SIGNIFICANCE OF KENT ISLAND FORMATION TO GEOMORPHIC HISTORY OF THE MID-ATLANTIC REGION

Kent Island Formation (Qk) estuarine sands and silts were deposited as part of a transgressive-regressive sequence in the Chesapeake Bay region, over an area roughly twice that of the present bay. The age, elevation and stratigraphic relations of the Qk to units with which it is in contact are enigmatic. Optically stimulated luminescence (OSL) dating of coastal units by Scott (2006) and Burdette (2006) show that one or more transgressive sequences were deposited on the mid-Atlantic shelf during oxygen isotope stage (OIS) 3. Recent U/Th dating of corals by Wehmiller (2004) indicates an earlier sea level highstand during OIS 5a, and confirms the absence of exposed OIS 5e sediments in this region. A new optically stimulated luminescence (OSL) age of 37+/- 6.1 ka has been measured in Kent Island Formation (Qk) estuarine sands from Stump Neck on the Potomac River near the mouth of Mattawoman Creek. This age suggests that the Qk beds at this location, about 170 km west of the easternmost exposed Qk beds on Delmarva, are synchronous with the OIS 3a eustatic sea level peak. The upper age of estuarine deposition of Qk beds on the Delmarva peninsula is constrained by a number of radiocarbon dates on overlying peat of >28 ka, and a Kent Island surface radiocarbon date of 37 ka +/-1000 (USGS W2845) from a tree trunk (Owens and Denny, 1978). We hypothesize that the OSL age for the Kent Island is correlative with the relatively long interstadial (IS8) from ~36 ka to ~38 ka (GISP2 timescale), and that eustatic sea level drop following IS8 led to the formation of forested landscape on the exposed Qk surfaces, the earliest of which date to ~37 ka.

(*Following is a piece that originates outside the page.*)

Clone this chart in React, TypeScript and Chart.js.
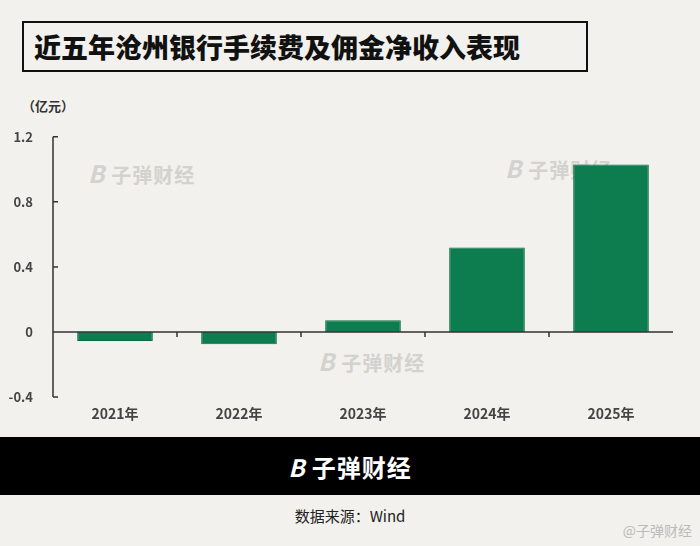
import { useEffect, useRef } from "react"
import { Chart, registerables, type Plugin } from "chart.js"

Chart.register(...registerables)

const categories = ["2021年", "2022年", "2023年", "2024年", "2025年"]
const income = [-0.055, -0.075, 0.072, 0.52, 1.03]
const yTicks = [-0.4, 0, 0.4, 0.8, 1.2]

const FONT = "'Noto Sans CJK SC', 'Noto Sans', sans-serif"
const BG = "#f2f1ed"

// draws the zero baseline, left axis ticks and category separators
const axesPlugin: Plugin<"bar"> = {
  id: "axes",
  afterDatasetsDraw(chart) {
    const { ctx, scales, chartArea } = chart
    const y = scales.y
    const x = scales.x
    const y0 = y.getPixelForValue(0)
    ctx.save()
    ctx.strokeStyle = "#333"
    ctx.lineWidth = 1.5
    ctx.beginPath()
    ctx.moveTo(chartArea.left, y0)
    ctx.lineTo(chartArea.right, y0)
    ctx.moveTo(chartArea.left, chartArea.top)
    ctx.lineTo(chartArea.left, chartArea.bottom)
    yTicks.forEach((v) => {
      const p = y.getPixelForValue(v)
      ctx.moveTo(chartArea.left, p)
      ctx.lineTo(chartArea.left + 5, p)
    })
    for (let i = 1; i < categories.length; i++) {
      const p = (x.getPixelForValue(i - 1) + x.getPixelForValue(i)) / 2
      ctx.moveTo(p, y0)
      ctx.lineTo(p, y0 + 5)
    }
    ctx.stroke()
    ctx.restore()
  },
}

function Watermark({ left, top }: { left: number; top: number }) {
  return (
    <div style={{ position: "absolute", left, top, color: "#d3d2ce", fontWeight: 700, fontSize: 20, fontFamily: FONT, letterSpacing: 1 }}>
      <span style={{ fontStyle: "italic", fontSize: 24, marginRight: 6 }}>B</span>子弹财经
    </div>
  )
}

export default function App() {
  const chartRef = useRef<HTMLCanvasElement>(null)
  const chartInstance = useRef<Chart | null>(null)

  useEffect(() => {
    if (!chartRef.current) return
    const ctx = chartRef.current.getContext("2d")
    if (!ctx) return
    if (chartInstance.current) chartInstance.current.destroy()

    chartInstance.current = new Chart(ctx, {
      type: "bar",
      data: {
        labels: categories,
        datasets: [
          {
            data: income,
            backgroundColor: "#0d7c4f",
            borderColor: "#0a6a43",
            borderWidth: 1,
            categoryPercentage: 0.61,
            barPercentage: 1,
          },
        ],
      },
      options: {
        responsive: false,
        animation: false,
        layout: { padding: { left: 0, right: 27, top: 0, bottom: 0 } },
        plugins: { legend: { display: false }, tooltip: { enabled: false } },
        scales: {
          x: {
            grid: { display: false },
            border: { display: false },
            afterFit: (s) => {
              s.height = 35
            },
            ticks: { color: "#444", font: { family: FONT, size: 14, weight: "bold" }, padding: 0 },
          },
          y: {
            min: -0.4,
            max: 1.2,
            afterBuildTicks: (s) => {
              s.ticks = yTicks.map((v) => ({ value: v }))
            },
            afterFit: (s) => {
              s.width = 53
            },
            grid: { display: false },
            border: { display: false },
            ticks: {
              color: "#444",
              padding: 12,
              font: { family: FONT, size: 13, weight: "bold" },
              callback: (v) => String(Number(v)),
            },
          },
        },
      },
      plugins: [axesPlugin],
    })

    return () => {
      if (chartInstance.current) chartInstance.current.destroy()
    }
  }, [])

  return (
    <div style={{ position: "fixed", left: 0, top: 0, width: 700, height: 546, background: BG, overflow: "hidden", fontFamily: FONT }}>
      <div style={{ position: "absolute", left: 22, top: 21, width: 566, height: 51, border: "2px solid #111", boxSizing: "border-box", display: "flex", alignItems: "center", paddingLeft: 10, fontSize: 27, fontWeight: 900, color: "#111" }}>
        近五年沧州银行手续费及佣金净收入表现
      </div>
      <div style={{ position: "absolute", left: 22, top: 96, fontSize: 13, fontWeight: 700, color: "#333" }}>（亿元）</div>
      <Watermark left={88} top={155} />
      <Watermark left={505} top={150} />
      <Watermark left={318} top={343} />
      <canvas ref={chartRef} width={700} height={315} style={{ position: "absolute", left: 0, top: 117 }} />
      <div style={{ position: "absolute", left: 0, top: 437, width: 700, height: 58, background: "#000", display: "flex", alignItems: "center", justifyContent: "center", color: "#fff", fontSize: 24, fontWeight: 700, letterSpacing: 1 }}>
        <span style={{ fontStyle: "italic", marginRight: 6 }}>B</span>子弹财经
      </div>
      <div style={{ position: "absolute", left: 0, top: 505, width: 700, textAlign: "center", fontSize: 15, color: "#222" }}>数据来源：Wind</div>
      <div style={{ position: "absolute", right: 8, top: 520, fontSize: 14, color: "#bbb" }}>@子弹财经</div>
    </div>
  )
}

Since the IS8 eustatic level was >30m below present sea level, present exposure of the Qk beds 1 to 10m above present sea level requires as much as 40m of uplift since ~36 ka. We agree with Scott (2006) that the most likely explanation for uplift in this tectonically quiescent region is the glacial forebulge created by loading of the Laurentide ice during OIS 2. The dimensions and rate of forebulge uplift, and subsequent subsidence, are critical to understanding the geomorphic evolution of this region. For example, uplift during the last glacial maximum provides a partial explanation for the rapid bedrock gorge cutting documented by Reusser et al. (2003) on the Potomac and Susquehanna Rivers that began during late OIS 3 at 36 ka.